The world’s recent run of close elections has generated some petulant reactions – recall Silvio Berlusconi’s refusal to concede defeat in Italy – but perhaps none so extreme as in Mexico.

The presidential election, held in July, delivered victory to the centre-right’s Felipe Calderon by the very narrow margin of 44,000 votes out of more than 40 million (see figures here).

A partial recount was ordered, which failed to turn up significant irregularities, and the supreme court duly certified the result.

Calderon will be sworn in next week. But his rival, left-winger Manuel Lopez Obrador, continues to maintain that the election was rigged, and now has stolen a march by holding his own “inauguration”.

As the BBC reports, Lopez Obrador was “sworn in” on Monday in front of a crowd of 100,000 of his supporters in Mexico City’s main square. He pledged “to serve loyally and patriotically as legitimate president of Mexico”, and “promised he will do everything he can to hamper the government of Mr Calderon”.

It looks as if Lopez Obrador, having passed the point where it was possible to concede gracefully, is digging himself into a deeper hole.

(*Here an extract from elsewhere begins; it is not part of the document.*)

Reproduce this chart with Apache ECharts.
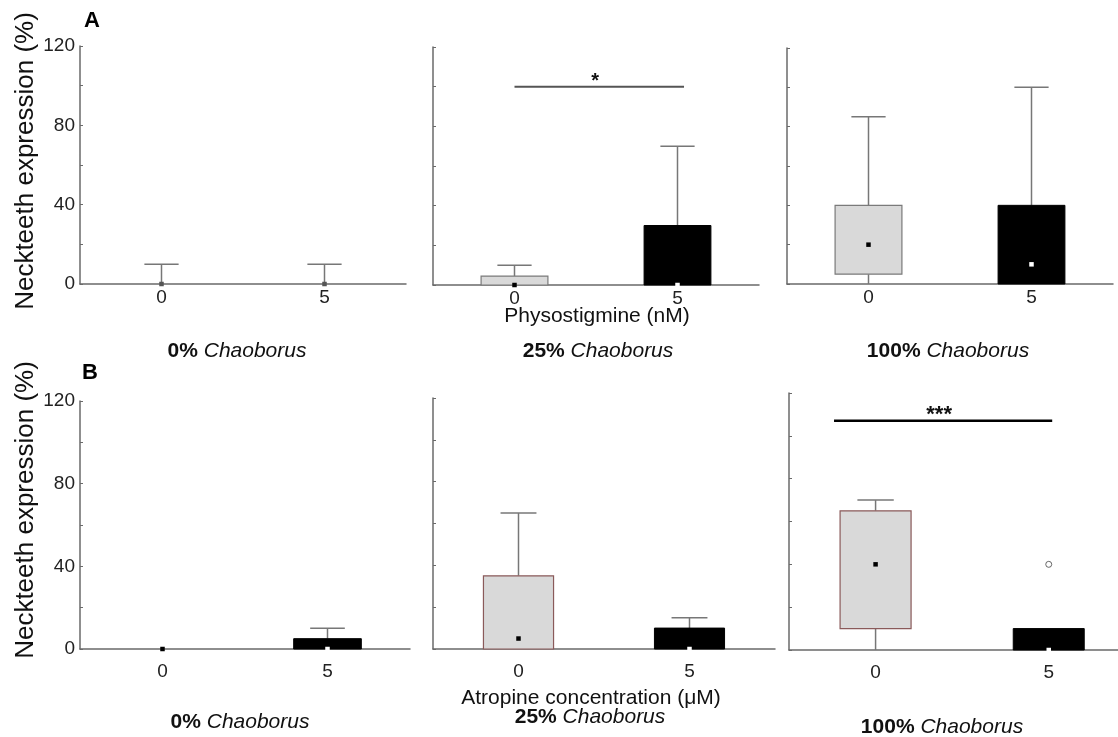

Although the “inauguration” is fundamentally symbolic – as AP reports, “His parallel government, with a 12-member cabinet, will not collect taxes or try to make laws” – it threatens a possible escalation of chaos in a country that could do with some stability.

It also indicates a worrying tendency of some elements of the Latin American left to not recognise the legitimacy of a democratic verdict. In the past, when stolen elections were a way of life, they had very good reasons for that attitude, but Lopez Obrador seems unable to recognise that times have changed.

According to the BBC, “many Mexicans are tired of conflict and long for a return to normality”, and even “some of his supporters think his alternative inauguration is ill-advised and politically irresponsible.”

The next big test of democracy in the region will be Venezuela’s election on 3 December, when authoritarian leftist president Hugo Chavez is seeking a further six-year term.

Opinion polls put him well ahead, but the possibility of yet another close election should not be discounted.